1. A husking roll abnormality determination device of a rice husker, the rice husker including a pair of husking rolls, wherein one of the pair of husking rolls is attached to a main shaft and the other of the pair of husking rolls is attached to an auxiliary shaft movable to be close to and away from the main shaft, the rice husker comprising an abnormality determination means that determines that the husking rolls fail to work normally when vibrations having a preset intensity or an intensity larger than the preset intensity are successively detected by a vibration sensor until a certain time elapses, the certain time corresponding to a period of time from the start of a husking action to disappearance of distortion on a surface of the husking rolls, wherein the vibration sensor is provided on at least either of bearing units of the main shaft and the auxiliary shaft, the vibration sensor being configured to detect vibrations occurring due to the husking action by the pair of husking rolls.

2. The husking roll abnormality determination device of the rice husker according to claim 1, wherein the certain time corresponding to the period of time until the disappearance of the distortion on the surface of the husking roll is set to 60 to 180 minutes.

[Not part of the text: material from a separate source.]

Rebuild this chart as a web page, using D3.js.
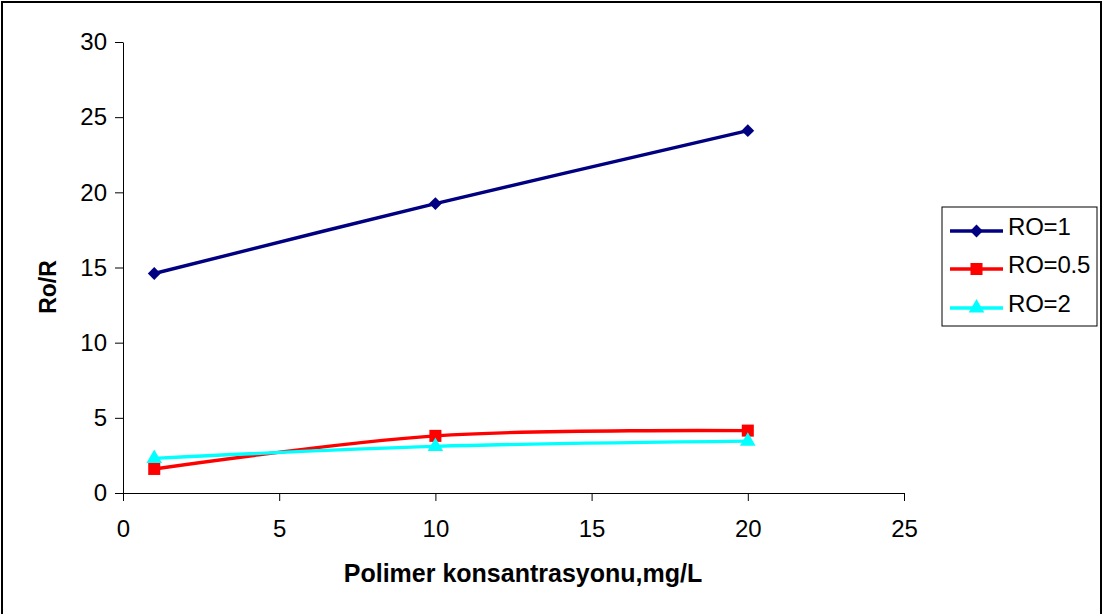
<!DOCTYPE html>
<html>
<head>
<meta charset="utf-8">
<script src="https://cdn.jsdelivr.net/npm/d3@7"></script>
<style>
  html, body { margin: 0; padding: 0; background: #fff; }
  svg { display: block; font-family: "Liberation Sans", Arial, sans-serif; }
</style>
</head>
<body>
<svg id="chart" width="1104" height="614"></svg>
<script>
// Polymer concentration (mg/L) and Ro/R for each RO ratio
const concentrations = [1, 10, 20];
const ro1 = [14.6, 19.25, 24.1];
const ro05 = [1.6, 3.8, 4.15];
const ro2 = [2.3, 3.1, 3.45];
const xTicks = [0, 5, 10, 15, 20, 25];
const yTicks = [0, 5, 10, 15, 20, 25, 30];

const seriesList = [
  { name: "RO=1", values: ro1, color: "#000080", marker: "diamond" },
  { name: "RO=0.5", values: ro05, color: "#FF0000", marker: "square" },
  { name: "RO=2", values: ro2, color: "#00FFFF", marker: "triangle" }
];

const svg = d3.select("#chart");

// outer frame
svg.append("rect")
  .attr("x", 2).attr("y", 2).attr("width", 1099).attr("height", 640)
  .attr("fill", "none").attr("stroke", "#000").attr("stroke-width", 2);

const x = d3.scaleLinear().domain([0, 25]).range([123, 904]);
const y = d3.scaleLinear().domain([0, 30]).range([493, 42]);

// axes
const xAxis = d3.axisBottom(x).tickValues(xTicks).tickSize(8).tickSizeOuter(0).tickPadding(19);
const yAxis = d3.axisLeft(y).tickValues(yTicks).tickSize(8).tickSizeOuter(0).tickPadding(8);

const gx = svg.append("g").attr("transform", `translate(0,${y(0)})`).call(xAxis);
const gy = svg.append("g").attr("transform", `translate(${x(0)},0)`).call(yAxis);

[gx, gy].forEach(g => {
  g.selectAll("path.domain").attr("stroke", "#000").attr("stroke-width", 1);
  g.selectAll(".tick line").attr("stroke", "#000").attr("stroke-width", 1);
  g.selectAll(".tick text")
    .attr("fill", "#000")
    .style("font-size", "24px")
    .style("font-family", "'Liberation Sans', Arial, sans-serif");
});

// axis titles
svg.append("text")
  .attr("x", 523).attr("y", 582)
  .attr("text-anchor", "middle")
  .style("font-size", "25px").style("font-weight", "bold")
  .text("Polimer konsantrasyonu,mg/L");

svg.append("text")
  .attr("transform", "translate(56,287) rotate(-90)")
  .attr("text-anchor", "middle")
  .style("font-size", "23px").style("font-weight", "bold")
  .text("Ro/R");

// smoothed series lines
const line = d3.line()
  .x(d => x(d[0]))
  .y(d => y(d[1]))
  .curve(d3.curveCatmullRom.alpha(0.5));

const markerPath = {
  diamond: d3.symbol().type(d3.symbolDiamond2).size(105),
  square: d3.symbol().type(d3.symbolSquare).size(145),
  triangle: d3.symbol().type(d3.symbolTriangle).size(105)
};

seriesList.forEach(s => {
  const pts = concentrations.map((c, i) => [c, s.values[i]]);
  svg.append("path")
    .datum(pts)
    .attr("d", line)
    .attr("fill", "none")
    .attr("stroke", s.color)
    .attr("stroke-width", 3.4);
  svg.append("g").selectAll("path")
    .data(pts)
    .join("path")
    .attr("transform", d => `translate(${x(d[0])},${y(d[1])})`)
    .attr("d", markerPath[s.marker]())
    .attr("fill", s.color);
});

// legend
const legend = svg.append("g");
legend.append("rect")
  .attr("x", 942).attr("y", 207).attr("width", 155).attr("height", 119)
  .attr("fill", "#fff").attr("stroke", "#000").attr("stroke-width", 1);

const legendRows = [231, 269, 308];
seriesList.forEach((s, i) => {
  const yy = legendRows[i];
  legend.append("line")
    .attr("x1", 950).attr("x2", 1003).attr("y1", yy).attr("y2", yy)
    .attr("stroke", s.color).attr("stroke-width", 3.4);
  legend.append("path")
    .attr("transform", `translate(976.5,${yy})`)
    .attr("d", markerPath[s.marker]())
    .attr("fill", s.color);
  legend.append("text")
    .attr("x", 1008).attr("y", yy + 4)
    .style("font-size", "24px")
    .style("letter-spacing", "-0.2px")
    .text(s.name);
});
</script>
</body>
</html>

3. A rice husker comprising the husking roll abnormality determination device according to claim 1.

4. A rice husker comprising the husking roll abnormality determination device according to claim 2.

5. The rice husker according to claim 3, further comprising forced stoppage means that forcibly terminates husking work when the abnormality determination means of the husking roll abnormality determination device determines that the husking roll fails to work normally.

6. The rice husker according to claim 4, further comprising forced stoppage means that forcibly terminates husking work when the abnormality determination means of the husking roll abnormality determination device determines that the husking roll fails to work normally.